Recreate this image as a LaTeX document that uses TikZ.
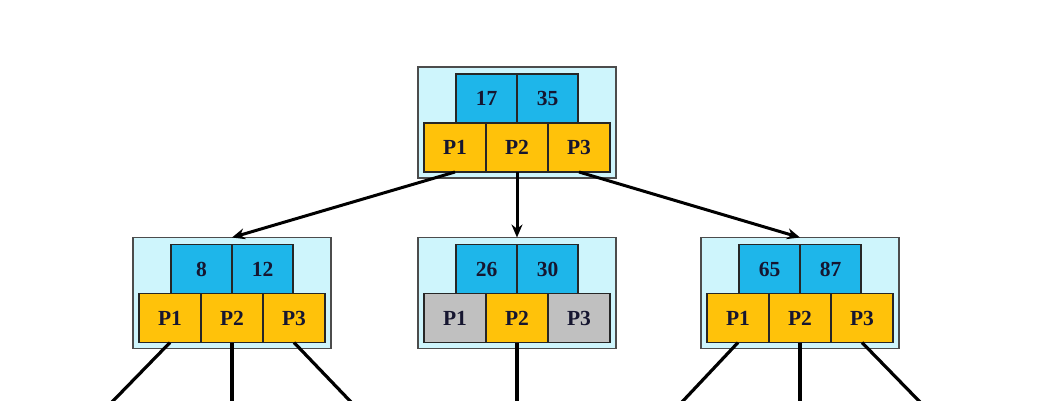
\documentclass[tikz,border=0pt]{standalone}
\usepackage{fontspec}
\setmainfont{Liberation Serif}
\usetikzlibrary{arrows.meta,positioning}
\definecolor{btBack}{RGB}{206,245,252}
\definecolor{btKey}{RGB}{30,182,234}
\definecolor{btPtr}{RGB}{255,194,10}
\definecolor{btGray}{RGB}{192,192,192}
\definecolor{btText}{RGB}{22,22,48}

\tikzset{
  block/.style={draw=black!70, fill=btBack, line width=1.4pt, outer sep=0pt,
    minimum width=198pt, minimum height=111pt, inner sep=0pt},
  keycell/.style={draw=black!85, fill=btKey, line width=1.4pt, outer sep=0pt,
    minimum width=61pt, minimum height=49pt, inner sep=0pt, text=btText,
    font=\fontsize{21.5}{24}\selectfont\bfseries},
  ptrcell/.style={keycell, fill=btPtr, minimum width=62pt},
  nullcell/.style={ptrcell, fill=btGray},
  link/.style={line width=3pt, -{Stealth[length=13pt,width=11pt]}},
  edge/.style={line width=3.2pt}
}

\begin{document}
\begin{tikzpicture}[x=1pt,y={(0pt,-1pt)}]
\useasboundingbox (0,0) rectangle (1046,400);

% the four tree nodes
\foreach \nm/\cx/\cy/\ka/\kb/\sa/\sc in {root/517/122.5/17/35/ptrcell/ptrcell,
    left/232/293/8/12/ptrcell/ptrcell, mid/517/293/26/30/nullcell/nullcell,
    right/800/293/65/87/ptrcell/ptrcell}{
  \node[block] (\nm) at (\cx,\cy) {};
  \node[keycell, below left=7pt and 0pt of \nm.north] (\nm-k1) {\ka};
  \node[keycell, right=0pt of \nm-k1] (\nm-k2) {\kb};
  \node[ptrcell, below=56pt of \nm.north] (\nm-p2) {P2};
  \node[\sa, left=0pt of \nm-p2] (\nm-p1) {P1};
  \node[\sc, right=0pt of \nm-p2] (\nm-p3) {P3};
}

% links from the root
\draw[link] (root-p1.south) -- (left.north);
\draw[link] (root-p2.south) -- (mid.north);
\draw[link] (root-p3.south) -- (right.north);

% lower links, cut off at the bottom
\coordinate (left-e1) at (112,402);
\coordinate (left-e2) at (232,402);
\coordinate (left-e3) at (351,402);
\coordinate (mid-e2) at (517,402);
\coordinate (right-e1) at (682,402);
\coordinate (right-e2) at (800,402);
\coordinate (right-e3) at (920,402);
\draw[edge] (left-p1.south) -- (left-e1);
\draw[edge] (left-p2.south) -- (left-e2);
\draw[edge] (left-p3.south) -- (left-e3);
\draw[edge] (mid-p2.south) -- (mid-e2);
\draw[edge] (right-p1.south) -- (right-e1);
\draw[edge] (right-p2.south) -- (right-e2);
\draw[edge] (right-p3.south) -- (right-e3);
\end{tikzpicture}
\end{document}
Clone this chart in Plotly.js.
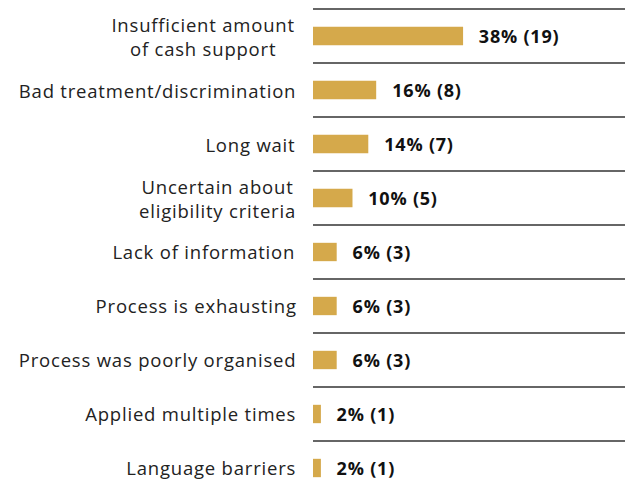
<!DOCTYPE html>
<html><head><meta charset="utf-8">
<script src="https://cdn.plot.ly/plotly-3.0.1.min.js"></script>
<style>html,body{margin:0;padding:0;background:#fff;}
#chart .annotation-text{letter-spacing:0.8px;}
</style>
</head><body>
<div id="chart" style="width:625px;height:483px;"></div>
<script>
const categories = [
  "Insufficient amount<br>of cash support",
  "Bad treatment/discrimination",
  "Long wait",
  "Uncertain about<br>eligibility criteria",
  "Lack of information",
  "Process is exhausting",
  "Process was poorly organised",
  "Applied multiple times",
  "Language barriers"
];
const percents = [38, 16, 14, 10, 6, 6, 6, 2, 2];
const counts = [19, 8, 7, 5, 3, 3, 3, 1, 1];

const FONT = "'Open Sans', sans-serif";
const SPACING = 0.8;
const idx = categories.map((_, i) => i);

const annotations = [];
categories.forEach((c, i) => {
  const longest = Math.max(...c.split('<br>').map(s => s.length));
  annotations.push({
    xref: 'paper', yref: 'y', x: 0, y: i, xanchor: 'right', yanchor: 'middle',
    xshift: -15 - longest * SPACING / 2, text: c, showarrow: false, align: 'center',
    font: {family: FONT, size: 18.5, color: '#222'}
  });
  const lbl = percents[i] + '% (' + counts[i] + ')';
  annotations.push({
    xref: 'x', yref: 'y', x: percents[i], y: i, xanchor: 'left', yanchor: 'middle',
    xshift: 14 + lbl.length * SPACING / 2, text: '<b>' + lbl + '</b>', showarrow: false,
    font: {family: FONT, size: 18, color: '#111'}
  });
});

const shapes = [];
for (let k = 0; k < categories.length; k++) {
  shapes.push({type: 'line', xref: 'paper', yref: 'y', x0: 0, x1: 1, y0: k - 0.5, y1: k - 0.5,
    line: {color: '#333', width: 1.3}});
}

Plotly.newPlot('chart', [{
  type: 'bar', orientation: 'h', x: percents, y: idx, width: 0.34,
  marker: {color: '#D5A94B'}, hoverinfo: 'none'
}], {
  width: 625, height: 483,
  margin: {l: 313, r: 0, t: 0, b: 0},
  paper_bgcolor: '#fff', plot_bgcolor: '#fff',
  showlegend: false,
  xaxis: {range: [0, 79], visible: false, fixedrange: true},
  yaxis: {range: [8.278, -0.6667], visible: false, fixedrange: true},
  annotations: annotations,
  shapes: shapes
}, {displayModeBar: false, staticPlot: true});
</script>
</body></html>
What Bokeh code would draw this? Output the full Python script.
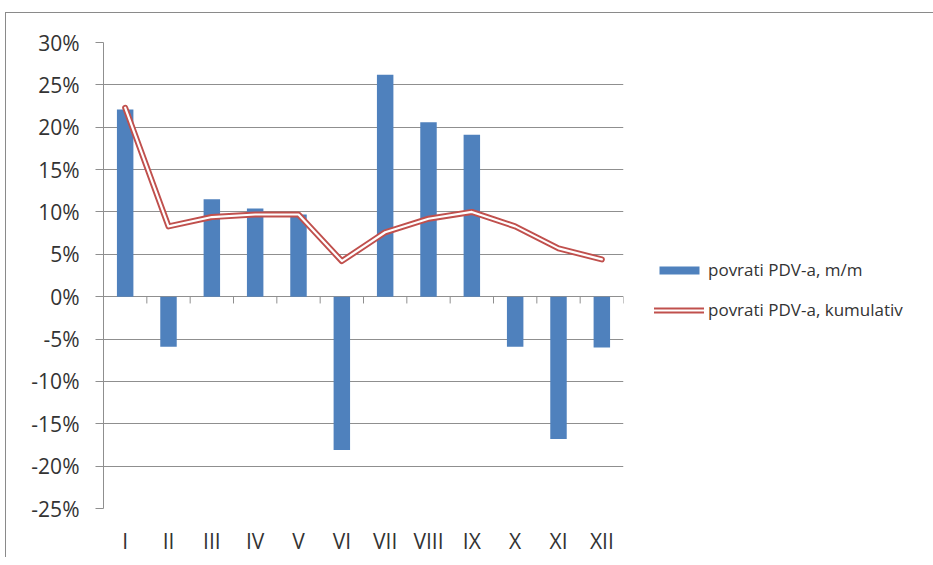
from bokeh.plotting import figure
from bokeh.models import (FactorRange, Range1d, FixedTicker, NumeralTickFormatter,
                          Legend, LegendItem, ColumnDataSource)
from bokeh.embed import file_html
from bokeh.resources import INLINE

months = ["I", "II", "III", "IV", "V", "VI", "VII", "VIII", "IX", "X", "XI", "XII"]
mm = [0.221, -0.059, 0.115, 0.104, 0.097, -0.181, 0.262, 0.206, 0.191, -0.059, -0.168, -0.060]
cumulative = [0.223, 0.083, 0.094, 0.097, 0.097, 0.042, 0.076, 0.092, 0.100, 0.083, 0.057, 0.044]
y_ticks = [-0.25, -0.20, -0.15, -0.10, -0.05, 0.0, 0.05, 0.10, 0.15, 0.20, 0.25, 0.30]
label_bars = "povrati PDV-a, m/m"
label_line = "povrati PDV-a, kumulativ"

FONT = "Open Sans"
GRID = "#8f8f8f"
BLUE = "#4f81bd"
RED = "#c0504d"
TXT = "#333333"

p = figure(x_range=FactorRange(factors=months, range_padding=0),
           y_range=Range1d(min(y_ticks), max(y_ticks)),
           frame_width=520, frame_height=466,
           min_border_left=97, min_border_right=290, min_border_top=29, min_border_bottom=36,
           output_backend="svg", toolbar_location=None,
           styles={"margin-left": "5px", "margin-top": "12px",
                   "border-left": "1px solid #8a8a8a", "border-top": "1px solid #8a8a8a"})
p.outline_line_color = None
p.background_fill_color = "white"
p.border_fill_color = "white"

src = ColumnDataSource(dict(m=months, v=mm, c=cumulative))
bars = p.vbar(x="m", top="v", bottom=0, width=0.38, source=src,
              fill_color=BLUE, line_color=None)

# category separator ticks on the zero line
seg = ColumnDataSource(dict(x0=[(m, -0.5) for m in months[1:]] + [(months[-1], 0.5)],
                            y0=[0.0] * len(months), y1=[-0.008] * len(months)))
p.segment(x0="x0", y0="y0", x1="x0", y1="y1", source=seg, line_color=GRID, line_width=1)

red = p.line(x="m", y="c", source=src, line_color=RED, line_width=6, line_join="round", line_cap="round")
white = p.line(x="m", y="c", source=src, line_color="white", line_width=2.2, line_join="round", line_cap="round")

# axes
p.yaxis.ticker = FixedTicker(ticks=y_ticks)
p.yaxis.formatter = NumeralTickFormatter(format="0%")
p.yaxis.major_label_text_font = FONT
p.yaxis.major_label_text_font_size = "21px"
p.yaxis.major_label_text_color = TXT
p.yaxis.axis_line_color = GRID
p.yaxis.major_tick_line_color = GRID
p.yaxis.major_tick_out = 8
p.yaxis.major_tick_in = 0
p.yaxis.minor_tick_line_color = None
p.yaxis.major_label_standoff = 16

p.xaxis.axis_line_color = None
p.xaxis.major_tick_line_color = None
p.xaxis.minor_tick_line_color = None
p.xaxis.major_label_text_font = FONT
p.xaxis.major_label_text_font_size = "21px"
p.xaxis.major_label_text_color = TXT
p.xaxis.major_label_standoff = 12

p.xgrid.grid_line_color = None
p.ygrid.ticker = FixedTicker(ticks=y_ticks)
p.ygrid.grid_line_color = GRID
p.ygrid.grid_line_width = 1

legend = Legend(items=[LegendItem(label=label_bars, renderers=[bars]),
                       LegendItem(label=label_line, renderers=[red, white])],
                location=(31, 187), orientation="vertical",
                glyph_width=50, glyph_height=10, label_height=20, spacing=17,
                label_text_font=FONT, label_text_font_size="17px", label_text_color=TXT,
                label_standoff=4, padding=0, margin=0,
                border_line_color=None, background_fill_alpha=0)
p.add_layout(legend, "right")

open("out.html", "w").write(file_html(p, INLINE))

AIM OF THE EXERCISE → Start at the first line of the records and write out everything up to and including the line containing "(root-p3.south) -- (right.north);". No pictures.

REPLY →
Recreate this image as a LaTeX document that uses TikZ.
\documentclass[tikz,border=0pt]{standalone}
\usepackage{fontspec}
\setmainfont{Liberation Serif}
\usetikzlibrary{arrows.meta,positioning}
\definecolor{btBack}{RGB}{206,245,252}
\definecolor{btKey}{RGB}{30,182,234}
\definecolor{btPtr}{RGB}{255,194,10}
\definecolor{btGray}{RGB}{192,192,192}
\definecolor{btText}{RGB}{22,22,48}

\tikzset{
  block/.style={draw=black!70, fill=btBack, line width=1.4pt, outer sep=0pt,
    minimum width=198pt, minimum height=111pt, inner sep=0pt},
  keycell/.style={draw=black!85, fill=btKey, line width=1.4pt, outer sep=0pt,
    minimum width=61pt, minimum height=49pt, inner sep=0pt, text=btText,
    font=\fontsize{21.5}{24}\selectfont\bfseries},
  ptrcell/.style={keycell, fill=btPtr, minimum width=62pt},
  nullcell/.style={ptrcell, fill=btGray},
  link/.style={line width=3pt, -{Stealth[length=13pt,width=11pt]}},
  edge/.style={line width=3.2pt}
}

\begin{document}
\begin{tikzpicture}[x=1pt,y={(0pt,-1pt)}]
\useasboundingbox (0,0) rectangle (1046,400);

% the four tree nodes
\foreach \nm/\cx/\cy/\ka/\kb/\sa/\sc in {root/517/122.5/17/35/ptrcell/ptrcell,
    left/232/293/8/12/ptrcell/ptrcell, mid/517/293/26/30/nullcell/nullcell,
    right/800/293/65/87/ptrcell/ptrcell}{
  \node[block] (\nm) at (\cx,\cy) {};
  \node[keycell, below left=7pt and 0pt of \nm.north] (\nm-k1) {\ka};
  \node[keycell, right=0pt of \nm-k1] (\nm-k2) {\kb};
  \node[ptrcell, below=56pt of \nm.north] (\nm-p2) {P2};
  \node[\sa, left=0pt of \nm-p2] (\nm-p1) {P1};
  \node[\sc, right=0pt of \nm-p2] (\nm-p3) {P3};
}

% links from the root
\draw[link] (root-p1.south) -- (left.north);
\draw[link] (root-p2.south) -- (mid.north);
\draw[link] (root-p3.south) -- (right.north);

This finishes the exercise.